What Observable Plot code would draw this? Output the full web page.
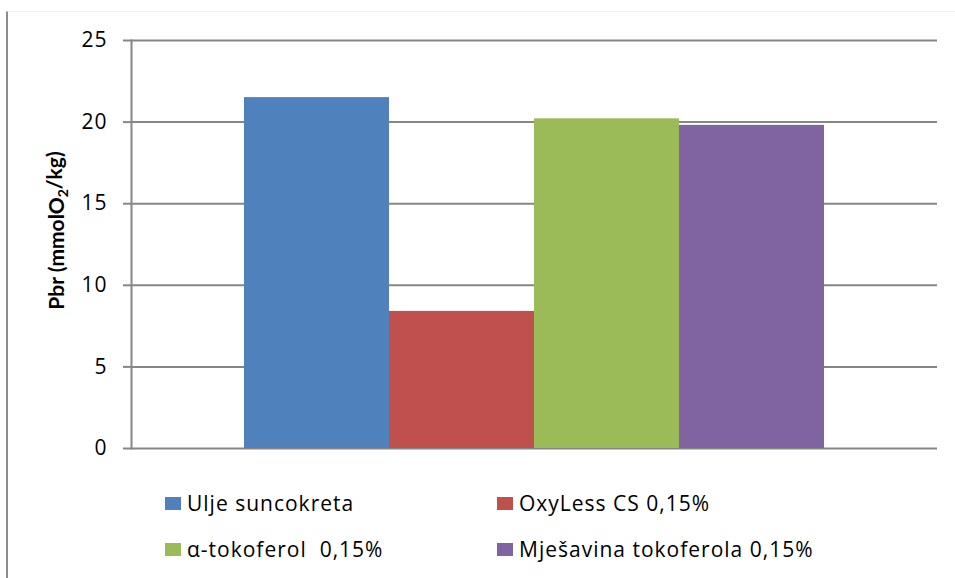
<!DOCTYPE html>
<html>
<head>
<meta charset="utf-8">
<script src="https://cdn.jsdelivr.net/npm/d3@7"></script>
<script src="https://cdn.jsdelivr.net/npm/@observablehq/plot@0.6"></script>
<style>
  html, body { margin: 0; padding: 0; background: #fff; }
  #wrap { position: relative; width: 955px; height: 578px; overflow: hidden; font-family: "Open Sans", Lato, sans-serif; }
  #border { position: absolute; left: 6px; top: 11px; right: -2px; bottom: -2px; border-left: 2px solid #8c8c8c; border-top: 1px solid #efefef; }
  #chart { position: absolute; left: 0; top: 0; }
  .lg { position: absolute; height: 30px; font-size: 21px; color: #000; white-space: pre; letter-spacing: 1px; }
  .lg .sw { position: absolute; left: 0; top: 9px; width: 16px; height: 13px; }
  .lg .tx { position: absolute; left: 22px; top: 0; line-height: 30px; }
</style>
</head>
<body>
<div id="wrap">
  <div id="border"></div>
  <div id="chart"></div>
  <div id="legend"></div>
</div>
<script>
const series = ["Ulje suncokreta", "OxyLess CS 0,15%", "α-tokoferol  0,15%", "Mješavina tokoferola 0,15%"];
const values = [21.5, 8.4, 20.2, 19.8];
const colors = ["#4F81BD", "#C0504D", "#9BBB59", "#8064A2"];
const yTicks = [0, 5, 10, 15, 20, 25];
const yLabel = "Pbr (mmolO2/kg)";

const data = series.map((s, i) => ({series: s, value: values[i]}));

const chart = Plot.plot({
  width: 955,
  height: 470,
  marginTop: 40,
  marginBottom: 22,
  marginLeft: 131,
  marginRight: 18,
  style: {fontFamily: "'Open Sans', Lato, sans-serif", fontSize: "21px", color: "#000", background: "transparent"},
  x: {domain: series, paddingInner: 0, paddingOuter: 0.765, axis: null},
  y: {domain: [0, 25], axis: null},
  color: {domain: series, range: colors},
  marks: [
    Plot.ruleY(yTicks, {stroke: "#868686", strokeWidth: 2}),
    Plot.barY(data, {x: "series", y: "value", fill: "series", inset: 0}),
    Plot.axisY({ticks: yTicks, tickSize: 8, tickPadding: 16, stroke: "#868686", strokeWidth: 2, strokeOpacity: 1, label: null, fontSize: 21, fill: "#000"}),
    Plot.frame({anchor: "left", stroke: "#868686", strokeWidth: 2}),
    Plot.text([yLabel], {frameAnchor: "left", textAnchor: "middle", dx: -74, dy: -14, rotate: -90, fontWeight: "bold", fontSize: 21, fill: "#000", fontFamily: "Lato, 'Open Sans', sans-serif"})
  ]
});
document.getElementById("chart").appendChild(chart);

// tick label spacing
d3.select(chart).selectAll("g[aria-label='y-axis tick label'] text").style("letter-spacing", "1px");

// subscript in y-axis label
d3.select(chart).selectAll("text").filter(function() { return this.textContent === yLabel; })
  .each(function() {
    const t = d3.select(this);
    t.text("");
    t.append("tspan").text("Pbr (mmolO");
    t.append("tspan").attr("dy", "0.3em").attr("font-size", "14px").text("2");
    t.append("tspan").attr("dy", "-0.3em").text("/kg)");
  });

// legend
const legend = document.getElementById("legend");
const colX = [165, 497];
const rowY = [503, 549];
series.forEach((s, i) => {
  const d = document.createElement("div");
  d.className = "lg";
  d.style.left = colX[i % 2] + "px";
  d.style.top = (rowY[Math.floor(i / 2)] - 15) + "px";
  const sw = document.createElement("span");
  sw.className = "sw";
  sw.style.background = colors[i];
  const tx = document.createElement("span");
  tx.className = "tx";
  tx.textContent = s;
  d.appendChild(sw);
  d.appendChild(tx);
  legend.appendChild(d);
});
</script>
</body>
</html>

_ _ _ _ _ _ _

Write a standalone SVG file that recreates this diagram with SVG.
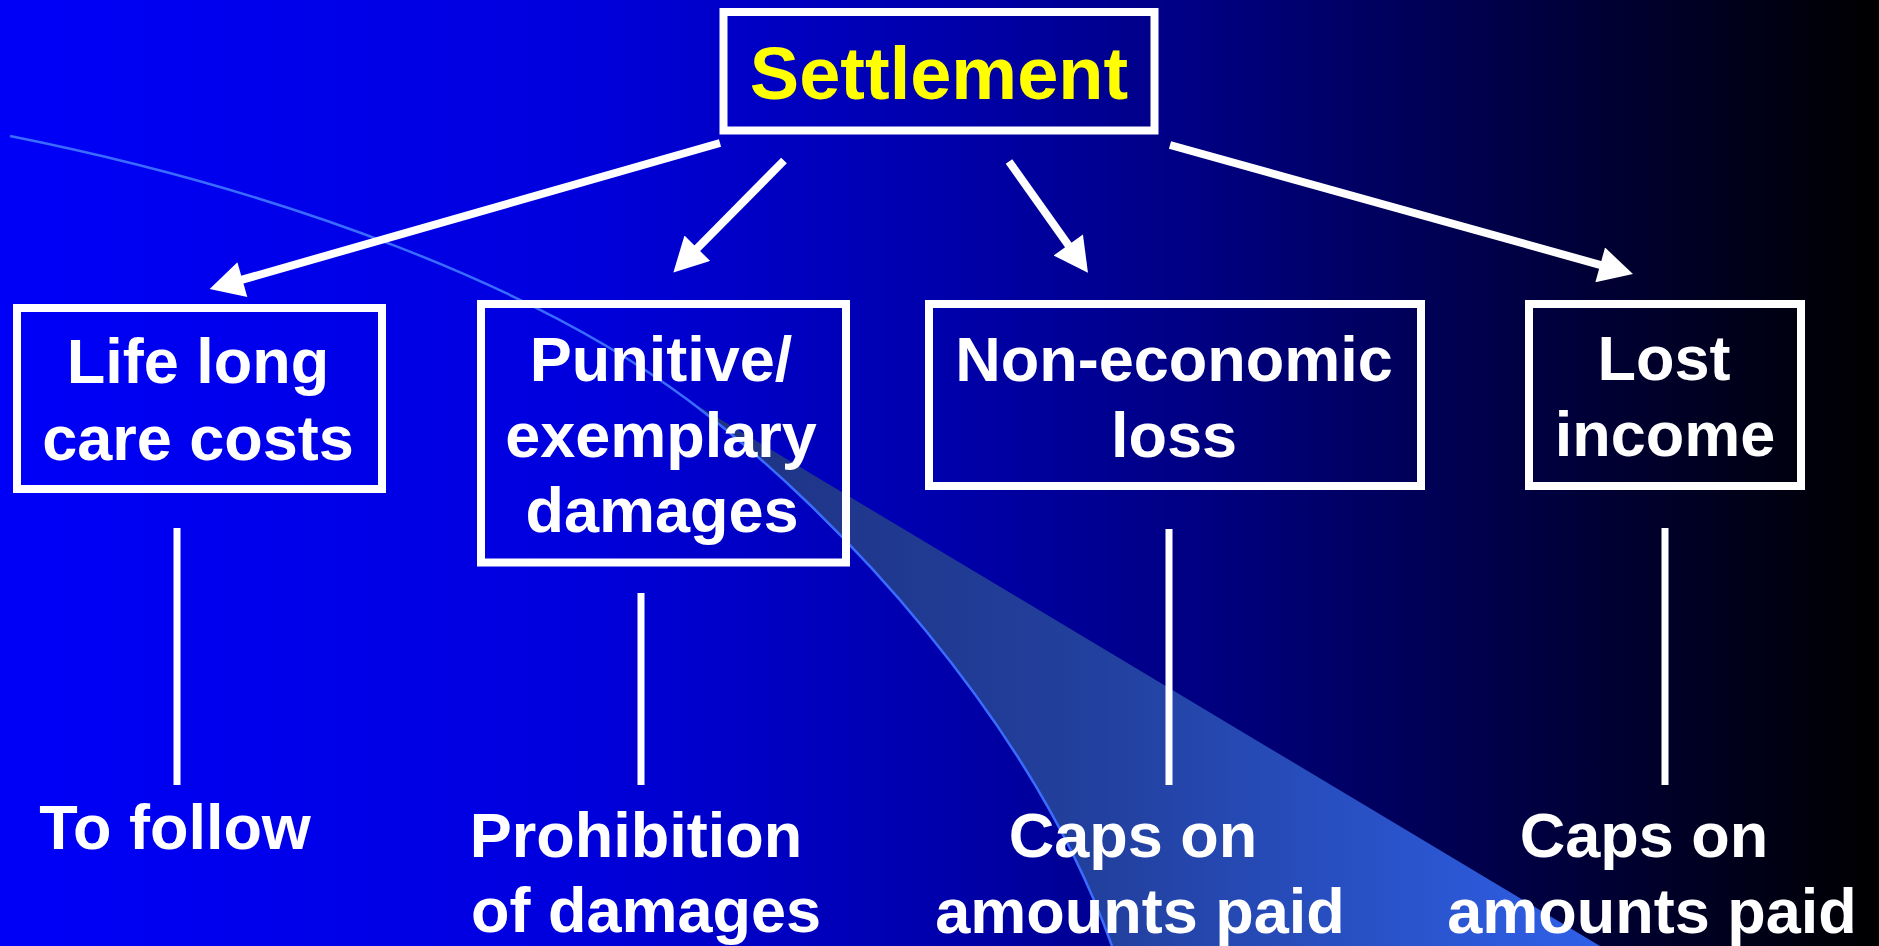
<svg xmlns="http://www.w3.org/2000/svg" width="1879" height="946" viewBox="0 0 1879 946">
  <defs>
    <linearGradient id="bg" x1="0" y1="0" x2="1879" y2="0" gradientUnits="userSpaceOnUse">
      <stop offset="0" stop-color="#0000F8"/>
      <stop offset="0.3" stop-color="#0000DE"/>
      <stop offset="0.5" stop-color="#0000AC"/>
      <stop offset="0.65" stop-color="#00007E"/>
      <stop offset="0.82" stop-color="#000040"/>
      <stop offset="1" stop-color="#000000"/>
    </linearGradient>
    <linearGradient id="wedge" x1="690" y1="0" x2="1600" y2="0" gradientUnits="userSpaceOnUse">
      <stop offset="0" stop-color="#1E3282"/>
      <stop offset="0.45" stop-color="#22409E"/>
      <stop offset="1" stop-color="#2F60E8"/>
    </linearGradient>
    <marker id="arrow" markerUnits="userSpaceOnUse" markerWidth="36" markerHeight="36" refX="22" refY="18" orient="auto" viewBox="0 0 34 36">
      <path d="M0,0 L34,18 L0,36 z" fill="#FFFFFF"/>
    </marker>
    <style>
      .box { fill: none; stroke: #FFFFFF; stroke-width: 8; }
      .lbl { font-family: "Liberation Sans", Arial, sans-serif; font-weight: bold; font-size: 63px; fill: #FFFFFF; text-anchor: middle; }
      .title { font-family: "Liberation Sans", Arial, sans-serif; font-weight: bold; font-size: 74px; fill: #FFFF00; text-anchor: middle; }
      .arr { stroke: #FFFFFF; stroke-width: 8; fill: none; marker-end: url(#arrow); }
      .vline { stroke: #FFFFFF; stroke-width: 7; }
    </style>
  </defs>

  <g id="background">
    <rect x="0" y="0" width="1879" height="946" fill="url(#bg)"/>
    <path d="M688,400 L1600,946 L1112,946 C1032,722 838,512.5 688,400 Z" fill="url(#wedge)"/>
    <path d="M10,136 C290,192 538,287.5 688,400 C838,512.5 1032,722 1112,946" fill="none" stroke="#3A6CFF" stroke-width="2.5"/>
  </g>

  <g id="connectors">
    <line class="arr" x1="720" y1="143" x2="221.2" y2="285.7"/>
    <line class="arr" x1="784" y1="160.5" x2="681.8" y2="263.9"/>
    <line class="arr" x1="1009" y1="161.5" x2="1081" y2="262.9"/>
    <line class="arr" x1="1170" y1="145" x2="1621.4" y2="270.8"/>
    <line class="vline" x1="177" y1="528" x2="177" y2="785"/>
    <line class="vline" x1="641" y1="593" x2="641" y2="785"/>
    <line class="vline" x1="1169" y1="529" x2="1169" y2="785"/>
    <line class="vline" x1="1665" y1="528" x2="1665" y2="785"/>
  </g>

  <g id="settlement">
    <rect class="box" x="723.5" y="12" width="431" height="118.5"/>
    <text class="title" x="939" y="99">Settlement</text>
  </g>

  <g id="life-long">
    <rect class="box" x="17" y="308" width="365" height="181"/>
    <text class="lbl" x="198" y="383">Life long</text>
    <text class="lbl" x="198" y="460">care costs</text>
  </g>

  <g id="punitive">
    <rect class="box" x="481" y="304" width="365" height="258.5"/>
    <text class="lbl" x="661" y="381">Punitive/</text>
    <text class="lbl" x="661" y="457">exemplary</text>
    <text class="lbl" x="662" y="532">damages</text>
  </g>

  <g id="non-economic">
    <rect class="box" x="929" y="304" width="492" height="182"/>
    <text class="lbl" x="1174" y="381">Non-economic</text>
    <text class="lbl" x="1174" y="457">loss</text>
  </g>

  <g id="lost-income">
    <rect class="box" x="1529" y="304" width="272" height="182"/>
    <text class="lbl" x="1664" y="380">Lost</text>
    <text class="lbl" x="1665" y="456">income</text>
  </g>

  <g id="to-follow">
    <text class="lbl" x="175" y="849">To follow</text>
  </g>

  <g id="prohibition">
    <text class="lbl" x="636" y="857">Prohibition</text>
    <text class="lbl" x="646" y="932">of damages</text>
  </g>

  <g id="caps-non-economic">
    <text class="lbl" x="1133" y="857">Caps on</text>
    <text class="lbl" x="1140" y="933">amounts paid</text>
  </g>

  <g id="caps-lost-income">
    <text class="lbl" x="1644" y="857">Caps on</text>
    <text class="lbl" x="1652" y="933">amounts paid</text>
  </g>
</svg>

_ _ _ _ _ _ _

Every line from the one containing "What Observable Plot" through the one containing "const data = series.map((s, i)" should be quoted exactly, and no other lines; keep pictures out of the copy.

What Observable Plot code would draw this? Output the full web page.
<!DOCTYPE html>
<html>
<head>
<meta charset="utf-8">
<script src="https://cdn.jsdelivr.net/npm/d3@7"></script>
<script src="https://cdn.jsdelivr.net/npm/@observablehq/plot@0.6"></script>
<style>
  html, body { margin: 0; padding: 0; background: #fff; }
  #wrap { position: relative; width: 955px; height: 578px; overflow: hidden; font-family: "Open Sans", Lato, sans-serif; }
  #border { position: absolute; left: 6px; top: 11px; right: -2px; bottom: -2px; border-left: 2px solid #8c8c8c; border-top: 1px solid #efefef; }
  #chart { position: absolute; left: 0; top: 0; }
  .lg { position: absolute; height: 30px; font-size: 21px; color: #000; white-space: pre; letter-spacing: 1px; }
  .lg .sw { position: absolute; left: 0; top: 9px; width: 16px; height: 13px; }
  .lg .tx { position: absolute; left: 22px; top: 0; line-height: 30px; }
</style>
</head>
<body>
<div id="wrap">
  <div id="border"></div>
  <div id="chart"></div>
  <div id="legend"></div>
</div>
<script>
const series = ["Ulje suncokreta", "OxyLess CS 0,15%", "α-tokoferol  0,15%", "Mješavina tokoferola 0,15%"];
const values = [21.5, 8.4, 20.2, 19.8];
const colors = ["#4F81BD", "#C0504D", "#9BBB59", "#8064A2"];
const yTicks = [0, 5, 10, 15, 20, 25];
const yLabel = "Pbr (mmolO2/kg)";

const data = series.map((s, i) => ({series: s, value: values[i]}));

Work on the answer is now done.